The UK’s manufacturing downturn worsened last month with activity falling to a nine-month low, as firms faced less demand and cutbacks as concerns grow over the economic outlook, according to new data.
The S&P Global UK manufacturing PMI survey, watched closely by economists, recorded a reading of 48.0 in November, down from 49.9 in October.
It marks a lower score than previous estimates, and the second consecutive month of contraction.
Any reading above 50 indicates that activity is growing, while any score below means it is contracting.
The survey showed production declined in November due to weaker demand from clients at home and overseas.
Manufacturers also reported getting fewer orders from customers who were delaying investment decisions, or making cutbacks to new projects due to uncertainty in the UK market and rising geopolitical tensions.
Some firms said announcements in the UK’s autumn Budget had led to budgets being reassessed at manufacturers and their clients.
The Government used the Budget to lay out plans for £40 billion worth of tax rises next year, including raising the rate of employer national insurance from April.

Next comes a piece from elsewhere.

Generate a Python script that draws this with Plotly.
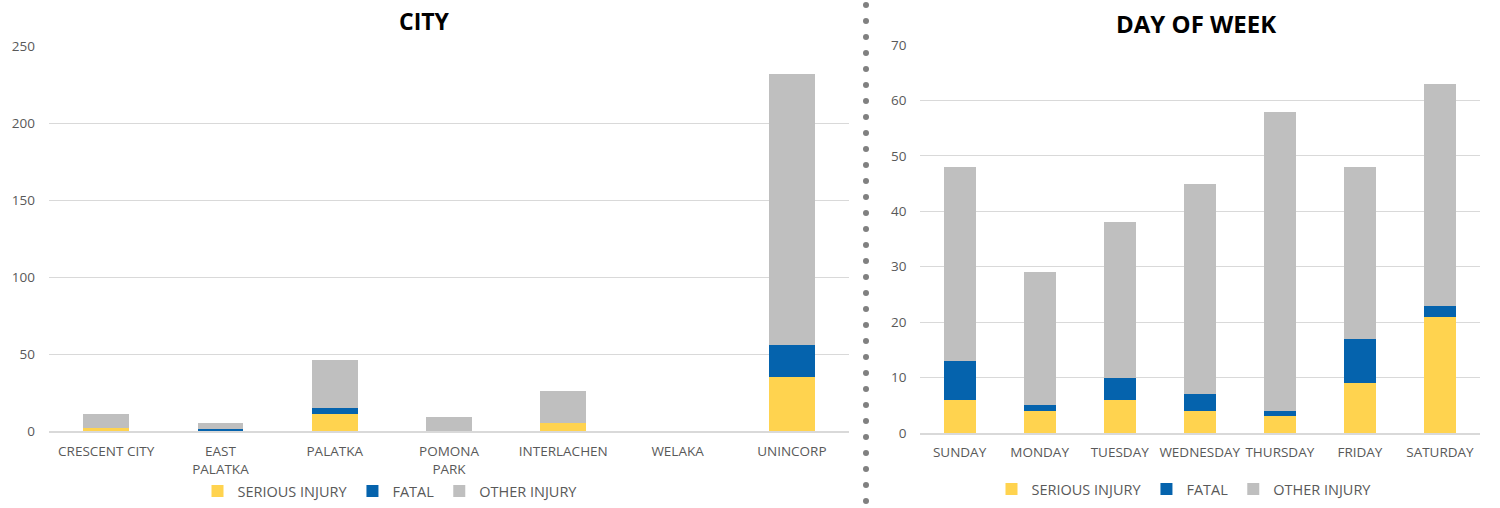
import plotly.graph_objects as go

# ---- data ----
cities = ["CRESCENT CITY", "EAST<br>PALATKA", "PALATKA", "POMONA<br>PARK", "INTERLACHEN", "WELAKA", "UNINCORP"]
city_serious = [2, 0, 11, 0, 5, 0, 35]
city_fatal = [0, 1, 4, 0, 0, 0, 21]
city_other = [9, 4, 31, 9, 21, 0, 176]

days = ["SUNDAY", "MONDAY", "TUESDAY", "WEDNESDAY", "THURSDAY", "FRIDAY", "SATURDAY"]
day_serious = [6, 4, 6, 4, 3, 9, 21]
day_fatal = [7, 1, 4, 3, 1, 8, 2]
day_other = [35, 24, 28, 38, 54, 31, 40]

series_names = ["SERIOUS INJURY", "FATAL", "OTHER INJURY"]
colors = ["#FFD34F", "#0563AD", "#BFBFBF"]

W, H = 1500, 508
FONT = "Open Sans"

fig = go.Figure()

for name, vals, col in zip(series_names, [city_serious, city_fatal, city_other], colors):
    fig.add_trace(go.Bar(x=cities, y=vals, name=name, marker=dict(color=col, line=dict(width=0)),
                         xaxis="x", yaxis="y", legend="legend", width=0.4))
for name, vals, col in zip(series_names, [day_serious, day_fatal, day_other], colors):
    fig.add_trace(go.Bar(x=days, y=vals, name=name, marker=dict(color=col, line=dict(width=0)),
                         xaxis="x2", yaxis="y2", legend="legend2", width=0.4))

axis_font = dict(family=FONT, size=13.5, color="#595959")
grid = "#D9D9D9"

fig.update_layout(
    width=W, height=H,
    barmode="stack",
    margin=dict(l=0, r=0, t=0, b=0, autoexpand=False),
    plot_bgcolor="white", paper_bgcolor="white",
    font=dict(family=FONT, color="#595959"),
    xaxis=dict(domain=[49 / W, 849 / W], tickfont=axis_font, showgrid=False, automargin=False,
               showline=True, linecolor=grid, linewidth=1.5, ticks="", anchor="y",
               ticklabelstandoff=7),
    yaxis=dict(domain=[1 - 431 / H, 1 - 46 / H], range=[0, 250], dtick=50, tickfont=axis_font,
               gridcolor=grid, gridwidth=1, zeroline=False, showline=False, ticks="", automargin=False,
               ticklabelstandoff=13, anchor="x"),
    xaxis2=dict(domain=[919.5 / W, 1480 / W], tickfont=axis_font, showgrid=False, automargin=False,
                showline=True, linecolor=grid, linewidth=1.5, ticks="", anchor="y2",
                ticklabelstandoff=6),
    yaxis2=dict(domain=[1 - 433 / H, 1 - 45 / H], range=[0, 70], dtick=10, tickfont=axis_font,
                gridcolor=grid, gridwidth=1, zeroline=False, showline=False, ticks="", automargin=False,
                ticklabelstandoff=12, anchor="x2"),
    legend=dict(orientation="h", x=390 / W, xanchor="center", y=1 - 491 / H, yanchor="middle",
                font=dict(family=FONT, size=14.5, color="#595959"), itemwidth=30, traceorder="normal",
                tracegroupgap=0),
    legend2=dict(orientation="h", x=1184 / W, xanchor="center", y=1 - 489 / H, yanchor="middle",
                 font=dict(family=FONT, size=14.5, color="#595959"), itemwidth=30, traceorder="normal"),
    annotations=[
        dict(text="<b>CITY</b>", x=424 / W, y=1 - 21 / H, xref="paper", yref="paper",
             showarrow=False, font=dict(family=FONT, size=23, color="#000000"),
             xanchor="center", yanchor="middle"),
        dict(text="<b>DAY OF WEEK</b>", x=1196 / W, y=1 - 23 / H, xref="paper", yref="paper",
             showarrow=False, font=dict(family=FONT, size=24, color="#000000"),
             xanchor="center", yanchor="middle"),
    ],
)

# dotted separator
shapes = []
r = 3.0
cx = 866
y = 5.0
while y <= 502:
    shapes.append(dict(type="circle", xref="paper", yref="paper",
                       x0=(cx - r) / W, x1=(cx + r) / W,
                       y0=1 - (y + r) / H, y1=1 - (y - r) / H,
                       fillcolor="#808080", line=dict(width=0)))
    y += 16.0
fig.update_layout(shapes=shapes)

fig.write_html("out.html", config={"displayModeBar": False},
               post_script="document.body.style.margin='0';document.body.style.overflow='hidden';")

Rob Dobson, director at S&P Global Market Intelligence, said conditions for manufacturers “deteriorated” in November, while the “export market also remained bleak, as weaker demand from the US, China and EU led to a further drop in new export business”.
He said companies of all sizes were experiencing a downturn, but smaller firms were the hardest hit with the sharpest fall in demand.
“Meanwhile, supply chain worries have intensified as the combination of the Red Sea crisis, port disruptions and border regulation issues led to longer supplier delivery times, input shortages and rising costs,” he said.
“Input price inflation accelerated as a result.
“With recent budget announcements on labour costs and employer national insurance likely to raise costs further in 2025, and geopolitical tensions heating up notably around the threat of increased global protectionism, manufacturers are left facing an environment of high costs, low demand and raised uncertainty for the foreseeable future.”
Matt Swannell, chief economic adviser to the EY Item Club, said the latest data showed “uncertainty following the UK Budget and US presidential election, as well wider geopolitical tensions, weighed on investment decisions”, but said there “appears to be scope for some improvement”.
“There are good reasons to believe global growth will continue at a decent pace into 2025,” he said.
“Closer to home, healthy real incomes, alongside a reduced level of caution among consumers and lower interest rates, may support producers of consumer goods.”